# Spit braai



## africanmeat (Dec 14, 2013)

It's this time again ,end of the year.
and we did our annually Spit braai for our employees .
it was a great day.


----------



## kc5tpy (Dec 14, 2013)

Hello.  Good lookin sheep.  Absolutely LOVE the paint gun idea for basting.  Good post.  Thanks.  Keep Smokin!

Danny


----------



## africanmeat (Dec 14, 2013)

Thanks


----------



## mbogo (Dec 14, 2013)

I see your professional-grade basting brush is hard at work again!  Awesome job, it takes a real pro to carve while its still spinning! and what a great thing to do for your guys, Wish their were more folks like you out there. 

Cheers,

Mark


----------



## leah elisheva (Dec 15, 2013)

Now that's one hell of a fine animal you've got there! You did such a beautiful job! The video was so fun and terrific to see - as if being there even! Thank you for that!
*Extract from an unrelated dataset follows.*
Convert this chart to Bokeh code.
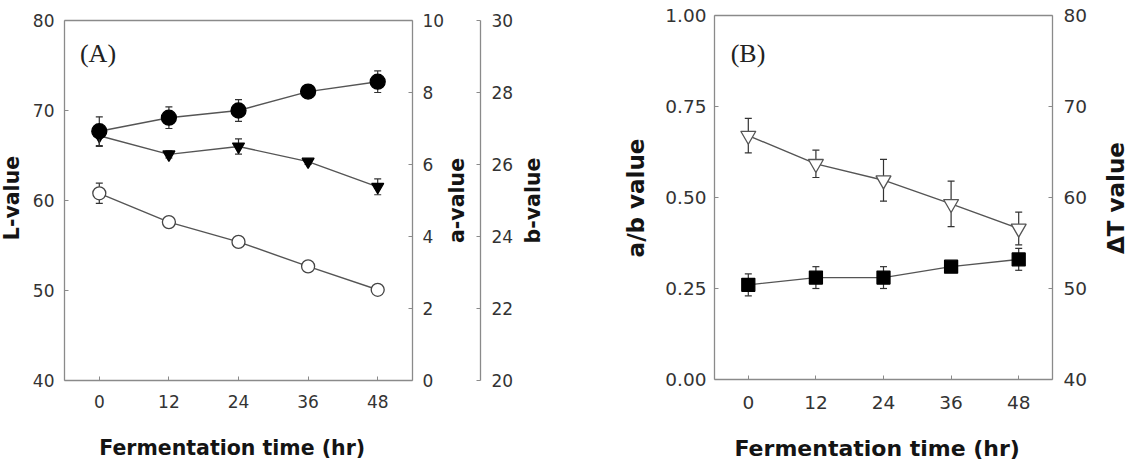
import math
from bokeh.plotting import figure
from bokeh.models import Range1d, LinearAxis, FixedTicker, Label, NumeralTickFormatter
from bokeh.layouts import row
from bokeh.embed import file_html
from bokeh.resources import INLINE

# ---------------- data ----------------
times = [0, 12, 24, 36, 48]
x_ticks = [0, 12, 24, 36, 48]

# Panel A
L_value = [67.7, 69.2, 70.0, 72.1, 73.2]
L_err = [1.6, 1.2, 1.2, 0.5, 1.2]
a_value = [5.20, 4.40, 3.85, 3.17, 2.52]
a_err = [0.28, 0.06, 0.06, 0.06, 0.14]
b_value = [26.80, 26.28, 26.50, 26.08, 25.38]
b_err = [0.30, 0.10, 0.21, 0.08, 0.22]
L_ticks = [40, 50, 60, 70, 80]
a_ticks = [0, 2, 4, 6, 8, 10]
b_ticks = [20, 22, 24, 26, 28, 30]

# Panel B
ab_value = [0.26, 0.28, 0.28, 0.31, 0.33]
ab_err = [0.03, 0.03, 0.03, 0.01, 0.03]
dT_value = [66.8, 63.7, 61.9, 59.3, 56.6]
dT_err = [1.9, 1.5, 2.3, 2.5, 1.8]
ab_ticks = [0, 0.25, 0.5, 0.75, 1.0]
dT_ticks = [40, 50, 60, 70, 80]

AX = "#8a8a8a"
TXT = "#333333"
TITLE = "#141414"
FONT = "DejaVu Sans"
W, H = 568, 462


def ext_range(lo, hi, pad_lo, pad_hi, span):
    # extend a data range so that [lo, hi] occupies `span` pixels of the canvas
    k = (hi - lo) / span
    return Range1d(lo - pad_lo * k, hi + pad_hi * k)


def to_x(px, rng):
    return rng.start + px / W * (rng.end - rng.start)


def to_y(py, rng):
    return rng.end - py / H * (rng.end - rng.start)


def style_axis(ax, ticks, tick_size, standoff):
    ax.ticker = FixedTicker(ticks=ticks)
    ax.axis_line_color = AX
    ax.axis_line_width = 1.3
    ax.major_tick_line_color = AX
    ax.major_tick_in = 4
    ax.major_tick_out = 0
    ax.minor_tick_line_color = None
    ax.major_label_text_font = FONT
    ax.major_label_text_font_size = tick_size
    ax.major_label_text_color = TXT
    ax.major_label_standoff = standoff


def frame_line(p, loc, bounds):
    top = LinearAxis(fixed_location=loc, bounds=bounds, ticker=FixedTicker(ticks=[]),
                     axis_line_color=AX, axis_line_width=1.3,
                     major_tick_line_color=None, minor_tick_line_color=None)
    p.add_layout(top, "above")


def title(p, text, px, py, size, rotated, xr, yr):
    p.add_layout(Label(x=to_x(px, xr), y=to_y(py, yr), text=text,
                       angle=math.pi / 2 if rotated else 0, text_font=FONT,
                       text_font_style="bold", text_font_size=size, text_color=TITLE,
                       text_align="center", text_baseline="middle"))


def tag(p, text, px, py, xr, yr):
    p.add_layout(Label(x=to_x(px, xr), y=to_y(py, yr), text=text, text_font="Liberation Serif",
                       text_font_size="26px", text_align="center", text_baseline="middle",
                       text_color="#222222"))


def series(p, y, err, rng, marker, size, fill, line):
    kw = {} if rng is None else {"y_range_name": rng}
    up = [v + e for v, e in zip(y, err)]
    lo = [v - e for v, e in zip(y, err)]
    p.segment(times, lo, times, up, line_color="#333333", line_width=1.2, **kw)
    p.scatter(times, up, marker="dash", size=7, line_color="#333333", line_width=1.2, **kw)
    p.scatter(times, lo, marker="dash", size=7, line_color="#333333", line_width=1.2, **kw)
    p.line(times, y, line_color="#555555", line_width=1.4, **kw)
    p.scatter(times, y, marker=marker, size=size, fill_color=fill, line_color=line,
              line_width=1.3, **kw)


def base_figure(xr, yr):
    p = figure(width=W, height=H, x_range=xr, y_range=yr, output_backend="svg",
               toolbar_location=None, min_border=0, min_border_left=0, min_border_right=0,
               min_border_top=0, min_border_bottom=0)
    p.xgrid.visible = False
    p.ygrid.visible = False
    p.outline_line_color = None
    p.background_fill_color = "white"
    p.border_fill_color = "white"
    return p


# ---------------- panel A (box 64..412 x 20..380 px) ----------------
xrA = ext_range(-6, 54, 64, W - 412, 348)
yrA = ext_range(40, 80, H - 380, 20, 360)
pA = base_figure(xrA, yrA)
pA.extra_y_ranges = {"a": ext_range(0, 10, H - 380, 20, 360),
                     "b": ext_range(20, 30, H - 380, 20, 360)}

pA.xaxis[0].fixed_location = 40
pA.xaxis[0].bounds = (-6, 54)
style_axis(pA.xaxis[0], x_ticks, "17px", 14)
pA.yaxis[0].fixed_location = -6
pA.yaxis[0].bounds = (40, 80)
style_axis(pA.yaxis[0], L_ticks, "17px", 10)
frame_line(pA, 80, (-6, 54))

axA = LinearAxis(y_range_name="a", fixed_location=54, bounds=(0, 10))
style_axis(axA, a_ticks, "17px", 10)
pA.add_layout(axA, "right")
axB = LinearAxis(y_range_name="b", fixed_location=to_x(480, xrA), bounds=(20, 30))
style_axis(axB, b_ticks, "17px", 11)
pA.add_layout(axB, "right")

series(pA, b_value, b_err, "b", "inverted_triangle", 12, "black", "black")
series(pA, a_value, a_err, "a", "circle", 13, "white", "#444444")
series(pA, L_value, L_err, None, "circle", 15, "black", "black")

title(pA, "L-value", 11, 197.5, "20.5px", True, xrA, yrA)
title(pA, "a-value", 456, 200, "20.5px", True, xrA, yrA)
title(pA, "b-value", 532.5, 200, "20.5px", True, xrA, yrA)
title(pA, "Fermentation time (hr)", 231.7, 447, "20.5px", False, xrA, yrA)
tag(pA, "(A)", 97.5, 53, xrA, yrA)

# ---------------- panel B (box 146..484 x 15..379 px) ----------------
xrB = ext_range(-6, 54, 146, W - 484, 338)
yrB = ext_range(0, 1, H - 379, 15, 364)
pB = base_figure(xrB, yrB)
pB.extra_y_ranges = {"dT": ext_range(40, 80, H - 379, 15, 364)}

pB.xaxis[0].fixed_location = 0
pB.xaxis[0].bounds = (-6, 54)
style_axis(pB.xaxis[0], x_ticks, "18.5px", 16)
pB.yaxis[0].fixed_location = -6
pB.yaxis[0].bounds = (0, 1)
style_axis(pB.yaxis[0], ab_ticks, "18.5px", 8)
pB.yaxis[0].formatter = NumeralTickFormatter(format="0.00")
frame_line(pB, 1, (-6, 54))

axT = LinearAxis(y_range_name="dT", fixed_location=54, bounds=(40, 80))
style_axis(axT, dT_ticks, "18.5px", 11)
pB.add_layout(axT, "right")

series(pB, dT_value, dT_err, "dT", "inverted_triangle", 15, "white", "#555555")
series(pB, ab_value, ab_err, None, "square", 13, "black", "black")

title(pB, "a/b value", 67, 197.5, "23px", True, xrB, yrB)
title(pB, "ΔT value", 547, 197.5, "23px", True, xrB, yrB)
title(pB, "Fermentation time (hr)", 308.7, 448, "22px", False, xrB, yrB)
tag(pB, "(B)", 179.5, 53, xrB, yrB)

layout = row(pA, pB)
open("out.html", "w").write(file_html(layout, INLINE))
Did anyone get to eat the head and eyes? Or was that discarded?

In any event, so delicious to see! BRAVO!

Cheers! - Leah


----------



## moikel (Dec 15, 2013)

Love that basting gun
	

	
	
		
		



		
			






Just the right  tool . Lamb was a lovely colour,looks like a great day.


----------



## disco (Dec 15, 2013)

Do you need any more employees? That looks awful good.

Disco


----------



## dirtsailor2003 (Dec 15, 2013)

Again Fantastic! You have some very lucky employees!


----------



## africanmeat (Dec 20, 2013)

thanks guys .
next year it will be in a built in bbq .


----------